For the entries below, copy exactly the line that contains "Write the matplotlib code for this chart." through the line that contains "ax = fig.add_axes([248", both ends included, and exclude all pictures.

Task input:
◇ ◇ ◇ ◇ ◇
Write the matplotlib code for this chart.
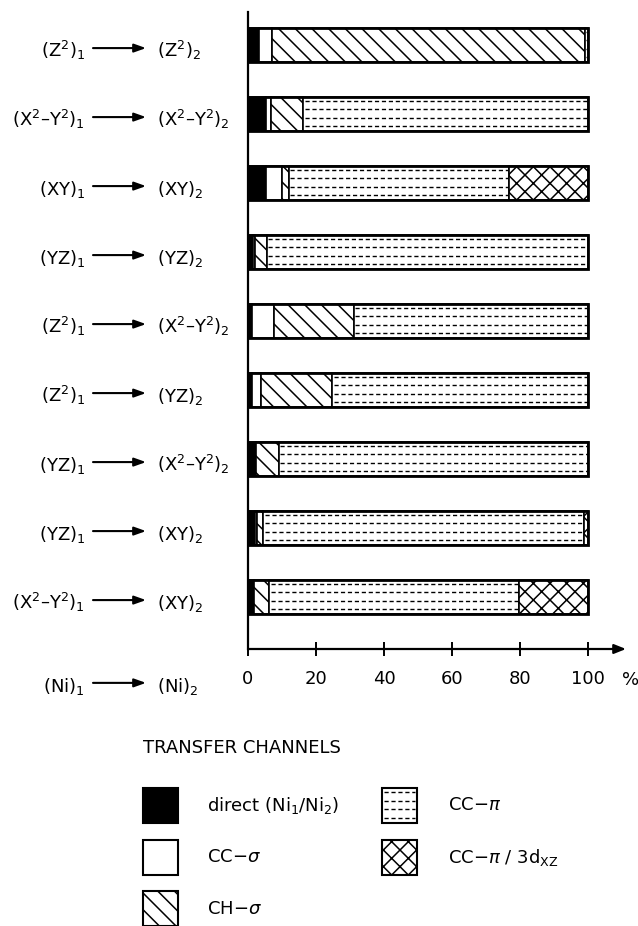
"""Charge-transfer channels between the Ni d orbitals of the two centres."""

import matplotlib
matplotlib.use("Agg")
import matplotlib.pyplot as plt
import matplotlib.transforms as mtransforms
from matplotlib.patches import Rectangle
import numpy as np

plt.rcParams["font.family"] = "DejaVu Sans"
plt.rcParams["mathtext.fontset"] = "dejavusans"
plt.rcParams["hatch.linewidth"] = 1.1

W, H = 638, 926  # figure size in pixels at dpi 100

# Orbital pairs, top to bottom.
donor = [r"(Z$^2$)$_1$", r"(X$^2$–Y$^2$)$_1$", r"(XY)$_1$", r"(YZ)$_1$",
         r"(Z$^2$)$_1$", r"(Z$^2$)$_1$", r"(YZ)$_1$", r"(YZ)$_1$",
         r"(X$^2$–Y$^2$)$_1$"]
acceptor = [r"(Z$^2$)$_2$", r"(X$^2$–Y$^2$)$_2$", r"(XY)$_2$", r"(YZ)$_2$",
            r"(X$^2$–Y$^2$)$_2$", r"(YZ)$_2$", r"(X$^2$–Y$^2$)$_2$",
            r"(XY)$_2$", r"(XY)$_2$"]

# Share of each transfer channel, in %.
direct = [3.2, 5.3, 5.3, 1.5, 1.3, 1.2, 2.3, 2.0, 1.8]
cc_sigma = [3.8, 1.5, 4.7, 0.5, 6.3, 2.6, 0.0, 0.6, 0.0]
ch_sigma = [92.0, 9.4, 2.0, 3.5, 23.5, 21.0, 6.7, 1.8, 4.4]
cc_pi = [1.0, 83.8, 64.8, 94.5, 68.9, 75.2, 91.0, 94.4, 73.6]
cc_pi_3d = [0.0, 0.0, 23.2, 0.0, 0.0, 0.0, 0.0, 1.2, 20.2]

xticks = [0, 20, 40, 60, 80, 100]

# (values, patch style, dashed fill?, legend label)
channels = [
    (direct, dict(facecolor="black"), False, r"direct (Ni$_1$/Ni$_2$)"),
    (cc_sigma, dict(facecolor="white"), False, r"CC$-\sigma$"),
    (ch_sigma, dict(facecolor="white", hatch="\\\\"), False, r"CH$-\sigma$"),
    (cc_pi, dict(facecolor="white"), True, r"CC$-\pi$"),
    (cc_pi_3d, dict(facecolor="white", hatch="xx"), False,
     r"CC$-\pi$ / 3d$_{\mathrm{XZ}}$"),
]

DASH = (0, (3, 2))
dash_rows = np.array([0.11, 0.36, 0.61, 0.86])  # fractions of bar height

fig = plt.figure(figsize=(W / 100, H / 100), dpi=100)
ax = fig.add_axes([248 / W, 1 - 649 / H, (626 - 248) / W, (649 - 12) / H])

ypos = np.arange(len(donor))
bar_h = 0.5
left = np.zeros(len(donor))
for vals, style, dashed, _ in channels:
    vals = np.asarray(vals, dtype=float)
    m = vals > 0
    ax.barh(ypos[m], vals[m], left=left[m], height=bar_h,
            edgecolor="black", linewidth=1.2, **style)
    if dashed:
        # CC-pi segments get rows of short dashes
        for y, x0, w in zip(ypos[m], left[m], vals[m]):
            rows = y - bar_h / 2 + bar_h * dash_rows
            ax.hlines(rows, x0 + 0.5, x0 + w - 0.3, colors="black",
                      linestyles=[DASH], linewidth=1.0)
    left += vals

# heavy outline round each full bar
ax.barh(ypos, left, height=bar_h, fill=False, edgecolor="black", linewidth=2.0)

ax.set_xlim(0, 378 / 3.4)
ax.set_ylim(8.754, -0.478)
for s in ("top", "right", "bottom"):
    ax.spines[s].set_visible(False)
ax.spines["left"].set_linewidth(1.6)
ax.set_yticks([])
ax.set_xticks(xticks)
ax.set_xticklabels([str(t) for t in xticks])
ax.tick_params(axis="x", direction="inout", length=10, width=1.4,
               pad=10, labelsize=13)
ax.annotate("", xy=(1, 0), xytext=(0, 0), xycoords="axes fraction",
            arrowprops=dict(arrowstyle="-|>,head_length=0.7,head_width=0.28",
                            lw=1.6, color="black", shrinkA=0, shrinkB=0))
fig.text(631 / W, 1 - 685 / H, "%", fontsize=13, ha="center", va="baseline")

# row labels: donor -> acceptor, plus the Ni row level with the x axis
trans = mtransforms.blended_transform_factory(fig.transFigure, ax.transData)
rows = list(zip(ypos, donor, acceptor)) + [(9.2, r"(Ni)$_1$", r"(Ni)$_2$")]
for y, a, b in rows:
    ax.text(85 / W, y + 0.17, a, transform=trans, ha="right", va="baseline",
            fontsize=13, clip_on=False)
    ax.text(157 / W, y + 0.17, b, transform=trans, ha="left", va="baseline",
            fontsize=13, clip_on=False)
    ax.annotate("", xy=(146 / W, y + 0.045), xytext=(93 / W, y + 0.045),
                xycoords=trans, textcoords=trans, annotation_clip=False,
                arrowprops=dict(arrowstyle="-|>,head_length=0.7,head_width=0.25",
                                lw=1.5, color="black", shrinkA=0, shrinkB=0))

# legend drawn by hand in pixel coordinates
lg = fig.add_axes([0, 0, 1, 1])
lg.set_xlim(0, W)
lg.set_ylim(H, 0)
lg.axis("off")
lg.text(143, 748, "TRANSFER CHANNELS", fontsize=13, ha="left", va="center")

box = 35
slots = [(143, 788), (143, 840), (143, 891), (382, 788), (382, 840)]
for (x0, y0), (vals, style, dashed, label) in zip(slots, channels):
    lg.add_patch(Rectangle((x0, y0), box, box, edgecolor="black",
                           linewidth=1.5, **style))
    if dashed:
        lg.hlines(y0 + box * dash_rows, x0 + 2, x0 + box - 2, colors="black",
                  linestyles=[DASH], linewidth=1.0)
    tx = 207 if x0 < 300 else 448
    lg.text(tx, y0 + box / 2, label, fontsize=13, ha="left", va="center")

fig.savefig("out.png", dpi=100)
◇ ◇ ◇ ◇ ◇
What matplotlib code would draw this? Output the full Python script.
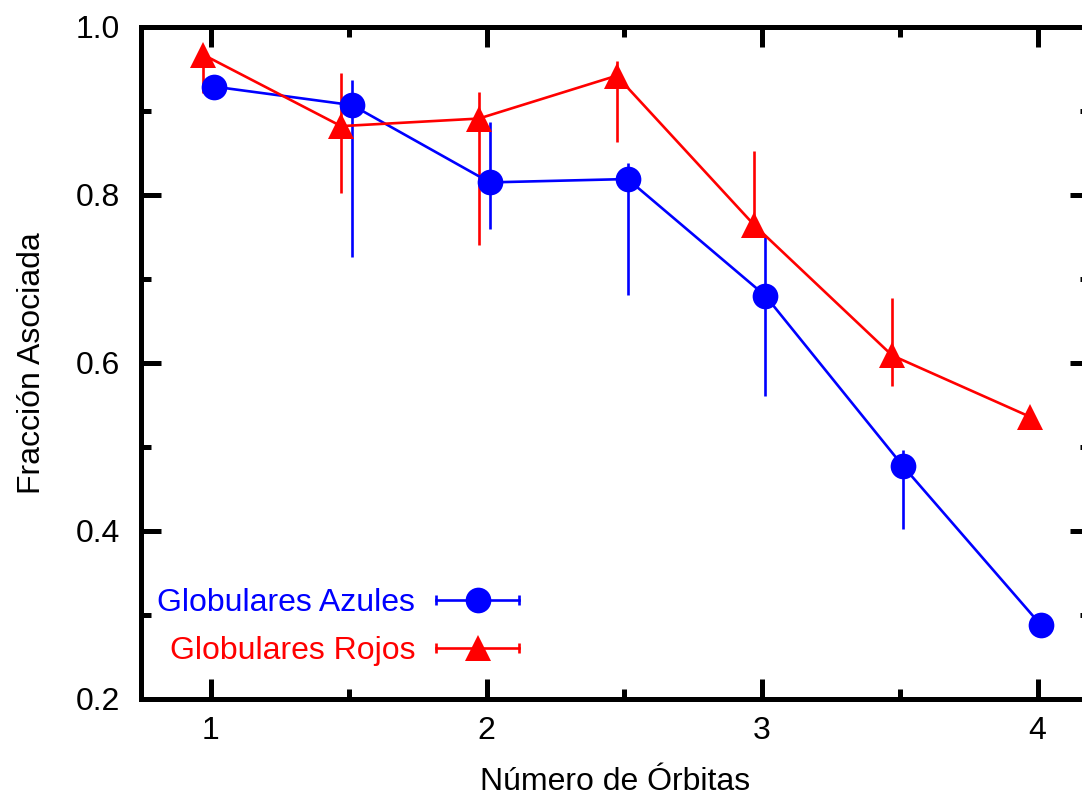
◇ ◇ ◇ ◇ ◇
The solution:
Write the matplotlib code for this chart.
"""Charge-transfer channels between the Ni d orbitals of the two centres."""

import matplotlib
matplotlib.use("Agg")
import matplotlib.pyplot as plt
import matplotlib.transforms as mtransforms
from matplotlib.patches import Rectangle
import numpy as np

plt.rcParams["font.family"] = "DejaVu Sans"
plt.rcParams["mathtext.fontset"] = "dejavusans"
plt.rcParams["hatch.linewidth"] = 1.1

W, H = 638, 926  # figure size in pixels at dpi 100

# Orbital pairs, top to bottom.
donor = [r"(Z$^2$)$_1$", r"(X$^2$–Y$^2$)$_1$", r"(XY)$_1$", r"(YZ)$_1$",
         r"(Z$^2$)$_1$", r"(Z$^2$)$_1$", r"(YZ)$_1$", r"(YZ)$_1$",
         r"(X$^2$–Y$^2$)$_1$"]
acceptor = [r"(Z$^2$)$_2$", r"(X$^2$–Y$^2$)$_2$", r"(XY)$_2$", r"(YZ)$_2$",
            r"(X$^2$–Y$^2$)$_2$", r"(YZ)$_2$", r"(X$^2$–Y$^2$)$_2$",
            r"(XY)$_2$", r"(XY)$_2$"]

# Share of each transfer channel, in %.
direct = [3.2, 5.3, 5.3, 1.5, 1.3, 1.2, 2.3, 2.0, 1.8]
cc_sigma = [3.8, 1.5, 4.7, 0.5, 6.3, 2.6, 0.0, 0.6, 0.0]
ch_sigma = [92.0, 9.4, 2.0, 3.5, 23.5, 21.0, 6.7, 1.8, 4.4]
cc_pi = [1.0, 83.8, 64.8, 94.5, 68.9, 75.2, 91.0, 94.4, 73.6]
cc_pi_3d = [0.0, 0.0, 23.2, 0.0, 0.0, 0.0, 0.0, 1.2, 20.2]

xticks = [0, 20, 40, 60, 80, 100]

# (values, patch style, dashed fill?, legend label)
channels = [
    (direct, dict(facecolor="black"), False, r"direct (Ni$_1$/Ni$_2$)"),
    (cc_sigma, dict(facecolor="white"), False, r"CC$-\sigma$"),
    (ch_sigma, dict(facecolor="white", hatch="\\\\"), False, r"CH$-\sigma$"),
    (cc_pi, dict(facecolor="white"), True, r"CC$-\pi$"),
    (cc_pi_3d, dict(facecolor="white", hatch="xx"), False,
     r"CC$-\pi$ / 3d$_{\mathrm{XZ}}$"),
]

DASH = (0, (3, 2))
dash_rows = np.array([0.11, 0.36, 0.61, 0.86])  # fractions of bar height

fig = plt.figure(figsize=(W / 100, H / 100), dpi=100)
ax = fig.add_axes([248 / W, 1 - 649 / H, (626 - 248) / W, (649 - 12) / H])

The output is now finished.